Bilbo’s hobbit hole, a rusty ranch, and a workshop with an old Thunderbird ’55 are just a few of the tiny worlds hand-crafted by Raphael Truffi Bortholuzzi. The Sao Paulo based artist and miniaturist began building the dioramas in 2010, an ongoing project that he calls “Grandmondo Miniatures”, meaning “big world” miniatures. Though his dioramas are fantastic in their smallness, and sometimes delve into imagined worlds, for the most part, Bortholuzzi says he is interested in imitating real life.
Bortholuzzi uses a diverse variety of materials, from wood, metal, glass and even computer parts, while organic materials are used to create grass, moss and dirt for vegetation.
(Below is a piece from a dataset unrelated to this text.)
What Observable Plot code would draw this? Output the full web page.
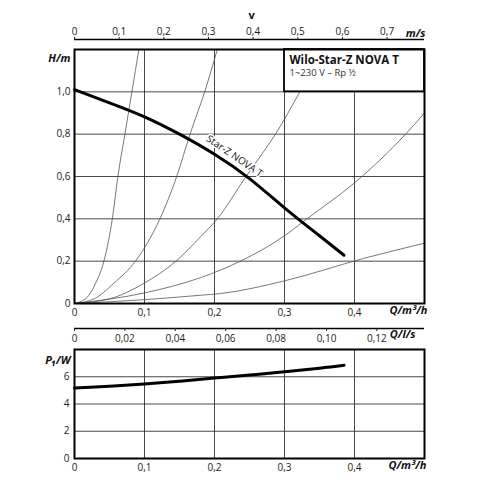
<!DOCTYPE html>
<html><head><meta charset="utf-8">
<script src="https://cdn.jsdelivr.net/npm/d3@7"></script>
<script src="https://cdn.jsdelivr.net/npm/@observablehq/plot@0.6"></script>
<style>
body{margin:0;background:#fff;}
#chart{width:500px;height:500px;position:relative;overflow:hidden;font-family:"Open Sans",sans-serif;}
#chart svg{display:block;}
</style></head><body><div id="chart"></div>
<script>
// ---- tick values ----
const qTicks = [0, 0.1, 0.2, 0.3, 0.4];            // Q / m³/h
const hTicks = [0, 0.2, 0.4, 0.6, 0.8, 1.0];       // H / m
const vTicks = [0, 0.1, 0.2, 0.3, 0.4, 0.5, 0.6, 0.7]; // v / m/s
const lsTicks = [0, 0.02, 0.04, 0.06, 0.08, 0.10, 0.12]; // Q / l/s
const pTicks = [0, 2, 4, 6];                       // P1 / W
const vToQ = 0.638;   // m³/h per m/s (Rp 1/2)
const lsToQ = 3.6;    // m³/h per l/s

// ---- pump curve H(Q) ----
const pumpQ = [0, 0.05, 0.1, 0.15, 0.2, 0.25, 0.3, 0.35, 0.385];
const pumpH = [1.01, 0.948, 0.882, 0.80, 0.705, 0.59, 0.452, 0.32, 0.228];
const pumpLabel = ["Star-Z NOVA T"];
const pumpLabelQ = 0.226, pumpLabelH = 0.66;

// ---- system curves ----
const sys1Q = [0, 0.0186, 0.030, 0.042, 0.054, 0.062, 0.072, 0.082, 0.092];
const sys1H = [0, 0.031, 0.095, 0.2, 0.4, 0.6, 0.8, 1.0, 1.2];
const sys2Q = [0, 0.028, 0.056, 0.087, 0.122, 0.146, 0.165, 0.186, 0.204];
const sys2H = [0, 0.022, 0.095, 0.2, 0.4, 0.6, 0.8, 1.0, 1.2];
const sys3Q = [0, 0.05, 0.099, 0.145, 0.18, 0.204, 0.245, 0.287, 0.322];
const sys3H = [0, 0.022, 0.095, 0.2, 0.315, 0.4, 0.6, 0.8, 1.0];
const sys4Q = [0, 0.1, 0.18, 0.2086, 0.237, 0.3, 0.332, 0.40, 0.473, 0.5];
const sys4H = [0, 0.05, 0.122, 0.158, 0.2, 0.32, 0.4, 0.57, 0.8, 0.9];
const sys5Q = [0, 0.1, 0.18, 0.2086, 0.3, 0.413, 0.5];
const sys5H = [0, 0.018, 0.039, 0.047, 0.107, 0.213, 0.285];

// ---- power curve P1(Q) ----
const powerQ = [0, 0.05, 0.1, 0.15, 0.2, 0.25, 0.3, 0.35, 0.385];
const powerP = [5.17, 5.3, 5.47, 5.67, 5.9, 6.12, 6.36, 6.63, 6.85];

// ---- legend box (in chart units) ----
const legendBox = [{q1: 0.3, q2: 0.5, h1: 1.0, h2: 1.2}];
const legendTitle = "Wilo-Star-Z NOVA T";
const legendSub = "1~230 V – Rp ½";

const zip = (qs, vs) => qs.map((q, i) => ({q, v: vs[i]}));
const fmt = (d, digits) => d === 0 ? "0" : d3.format("." + digits + "f")(d).replace(".", ",");

const gridStyle = {stroke: "#333", strokeOpacity: 1, strokeWidth: 0.9};
const sysStyle = {x: "q", y: "v", curve: "monotone-x", stroke: "#555", strokeWidth: 0.8, clip: true};
const bold = {fontWeight: "bold", fontStyle: "italic", fill: "#111", fontSize: 11};

const main = Plot.plot({
  width: 500, height: 345,
  marginTop: 49, marginBottom: 42, marginLeft: 74, marginRight: 76,
  style: {fontFamily: "Open Sans, sans-serif", fontSize: "10px", color: "#222", background: "white", overflow: "visible"},
  x: {domain: [0, 0.5]},
  y: {domain: [0, 1.2]},
  marks: [
    Plot.gridX(qTicks.slice(1), gridStyle),
    Plot.gridY(hTicks.slice(1), gridStyle),
    Plot.line(zip(sys1Q, sys1H), sysStyle),
    Plot.line(zip(sys2Q, sys2H), sysStyle),
    Plot.line(zip(sys3Q, sys3H), sysStyle),
    Plot.line(zip(sys4Q, sys4H), sysStyle),
    Plot.line(zip(sys5Q, sys5H), sysStyle),
    Plot.rect(legendBox, {x1: "q1", x2: "q2", y1: "h1", y2: "h2", fill: "white", stroke: "black", strokeWidth: 1.8}),
    Plot.text(legendBox, {x: "q1", y: "h2", dx: 5, dy: 11, text: () => legendTitle, textAnchor: "start", fontWeight: "bold", fontSize: 11.5, fill: "#111"}),
    Plot.text(legendBox, {x: "q1", y: "h2", dx: 5, dy: 23.5, text: () => legendSub, textAnchor: "start", fontSize: 9.5, fill: "#333"}),
    Plot.text(pumpLabel, {x: () => pumpLabelQ, y: () => pumpLabelH, text: d => d, rotate: 34.5, lineAnchor: "bottom", dy: -5, fontSize: 10, fill: "#111", stroke: "white", strokeWidth: 3}),
    Plot.line(zip(pumpQ, pumpH), {x: "q", y: "v", curve: "natural", stroke: "black", strokeWidth: 3}),
    Plot.frame({stroke: "black", strokeWidth: 2}),
    Plot.axisY({ticks: hTicks, tickSize: 0, tickPadding: 4, tickFormat: d => fmt(d, 1), label: null}),
    Plot.axisX({ticks: qTicks, tickSize: 0, tickPadding: 5, tickFormat: d => fmt(d, 1), label: null}),
    // top velocity axis
    Plot.ruleY([1.2], {dy: -10, stroke: "black", strokeWidth: 1.3}),
    Plot.axisX({ticks: vTicks.map(v => v * vToQ), anchor: "top", dy: -10, tickSize: 3, tickPadding: 2, tickFormat: d => fmt(Math.round(d / vToQ * 10) / 10, 1), label: null}),
    // bottom l/s axis
    Plot.ruleY([0], {dy: 25, stroke: "black", strokeWidth: 1.3}),
    Plot.axisX({ticks: lsTicks.map(v => v * lsToQ), anchor: "bottom", dy: 25, tickSize: 3, tickPadding: 3, tickFormat: d => fmt(Math.round(d / lsToQ * 100) / 100, 2), label: null}),
    // axis titles
    Plot.text(["H/m"], {frameAnchor: "top-left", text: d => d, dx: -4, dy: 5, textAnchor: "end", ...bold}),
    Plot.text(["Q/m³/h"], {frameAnchor: "bottom-right", text: d => d, dx: 3, dy: 10, textAnchor: "end", ...bold}),
    Plot.text(["Q/l/s"], {frameAnchor: "bottom-right", text: d => d, dx: -9, dy: 34.5, textAnchor: "end", ...bold}),
    Plot.text(["m/s"], {frameAnchor: "top-right", text: d => d, dx: 1, dy: -20, textAnchor: "end", ...bold}),
    Plot.text(["v"], {frameAnchor: "top", text: d => d, dx: 2, dy: -38, fontWeight: "bold", fontSize: 11, fill: "#111"})
  ]
});

const lower = Plot.plot({
  width: 500, height: 155,
  marginTop: 4, marginBottom: 42, marginLeft: 74, marginRight: 76,
  style: {fontFamily: "Open Sans, sans-serif", fontSize: "10px", color: "#222", background: "white", overflow: "visible"},
  x: {domain: [0, 0.5]},
  y: {domain: [0, 8]},
  marks: [
    Plot.gridX(qTicks.slice(1), gridStyle),
    Plot.gridY(pTicks.slice(1), gridStyle),
    Plot.line(zip(powerQ, powerP), {x: "q", y: "v", curve: "natural", stroke: "black", strokeWidth: 3}),
    Plot.frame({stroke: "black", strokeWidth: 2}),
    Plot.axisY({ticks: pTicks, tickSize: 0, tickPadding: 5, tickFormat: d => String(d), label: null}),
    Plot.axisX({ticks: qTicks, tickSize: 0, tickPadding: 5, tickFormat: d => fmt(d, 1), label: null}),
    Plot.text(["P₁/W"], {frameAnchor: "top-left", text: d => d, dx: -4, dy: 7, textAnchor: "end", ...bold}),
    Plot.text(["Q/m³/h"], {frameAnchor: "bottom-right", text: d => d, dx: 2, dy: 10, textAnchor: "end", ...bold})
  ]
});

const root = document.getElementById("chart");
root.appendChild(main);
root.appendChild(lower);
</script>
</body></html>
The amount of detail that goes into his work is significant and purely for his own pleasure- details like rust, grime, and splinters can’t be seen behind closed doors or underneath objects. “On average, each project can take from 1 to 6 months its construction depending on the complexity,” he shares.
“Diorama is an artistic presentation, in a very realistic way, scenes of real life exposure to education or entertainment purposes,” Bortholuzzi writes at his website. “The scene can be a landscape, plants, animals, historical events, etc., is produced by hand in scale so that simulate a real form. All these techniques are ways to present a realistic view of a large scene in a compact space.”
First studying graphic design, and now an full-time art director, Bortholuzzi’s miniatures began with an urge to bring his digital skills into the physical realm: “I began to rebuild on a smaller scale nature and everyday things, like turn scenes from his imagination into reality. The miniature works depict a peculiar curiosity, different for each viewer. With realism and detail of each object comes an intimate relationship between the viewer and the work.”